Paper/Framework	Key Equation/Formulation	Purpose
NDDepth	$D(p) = \mathcal{D}(p)/[N(p) \cdot K^{-1}\tilde{p}]$	Depth via normal-distance
NDDepth	$\mathcal{L}_{pc} = \sum \mathcal{M}(p)\|\nabla N(p)\| + \ldots$	Planar consistency loss
ASN Constraint	$n_i = (\sum_k s_k g_k n_k)/(\sum_k s_k g_k)$	Weighted normal recovery
Metric3Dv2	$\Delta D^{(t+1)}, \Delta N^{(t+1)}$ via ConvGRU update	Joint depth-normal refinement
NC-SDF	$n^{\text{comp}} = R_Z(\theta)R_Y(\beta)R_X(\gamma)n^{(\text{SDF})}$	View-compensated normal
PanoNormal	$P(f, \hat{s}) = \sum_m W_m [\sum_{q,k} A_{mqk} W'_m f(\hat{s}_{mqk}+\Delta s_{mqk}) ]$	Distortion-aware attention
NRE-Net	$n_{(uv)} = (\partial D_\text{dense}/\partial u, \partial D_\text{dense}/\partial v, 1)/\\|\ldots\\|$	Normal from depth gradient

These formulations operationalize the bridging of monocular RGB input to accurate surface geometry, leveraging both explicit and latent geometric signals.
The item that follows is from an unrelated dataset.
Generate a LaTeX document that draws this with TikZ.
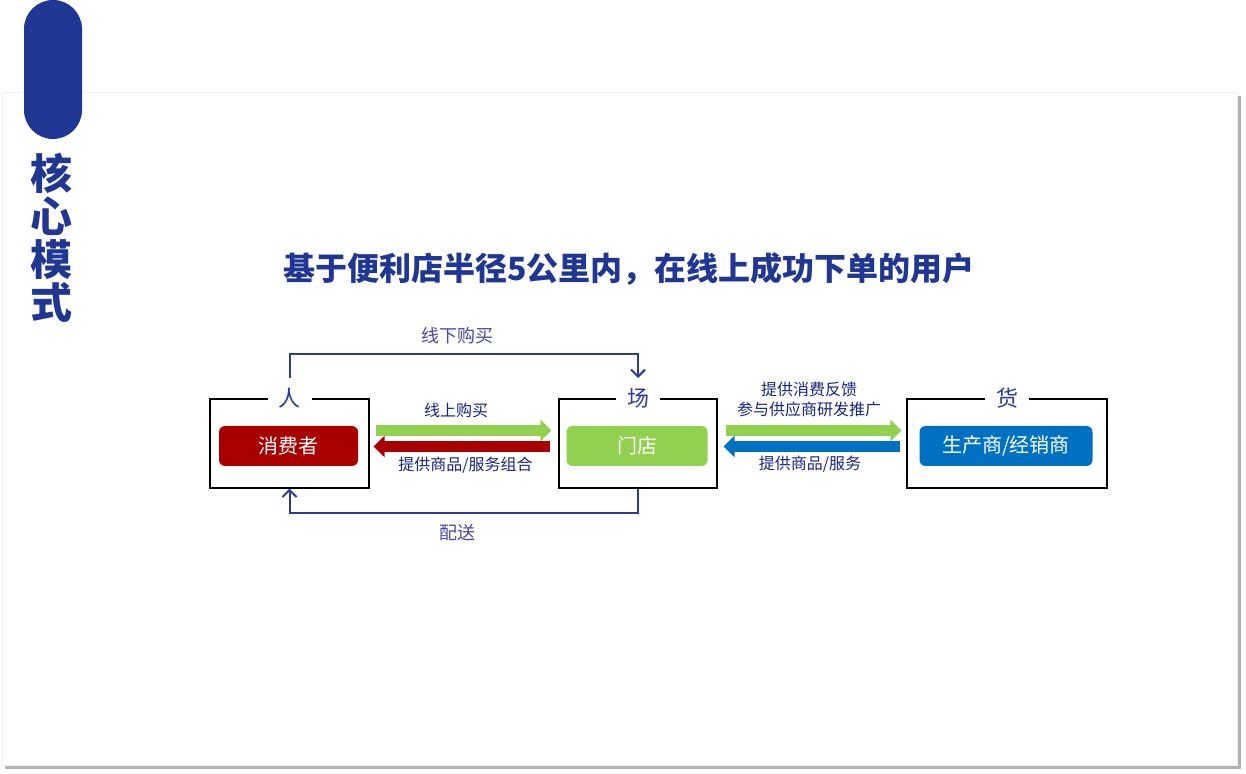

In summary, monocular normal supervision integrates geometric priors, adaptive context, hybrid features, and multi-modal fusion to produce reliable surface orientations from single images. Advances across physics-driven, transformer-based, and fusion-driven frameworks collectively push the field toward comprehensive scene understanding, robust reconstruction, and real-world deployment in challenging environments.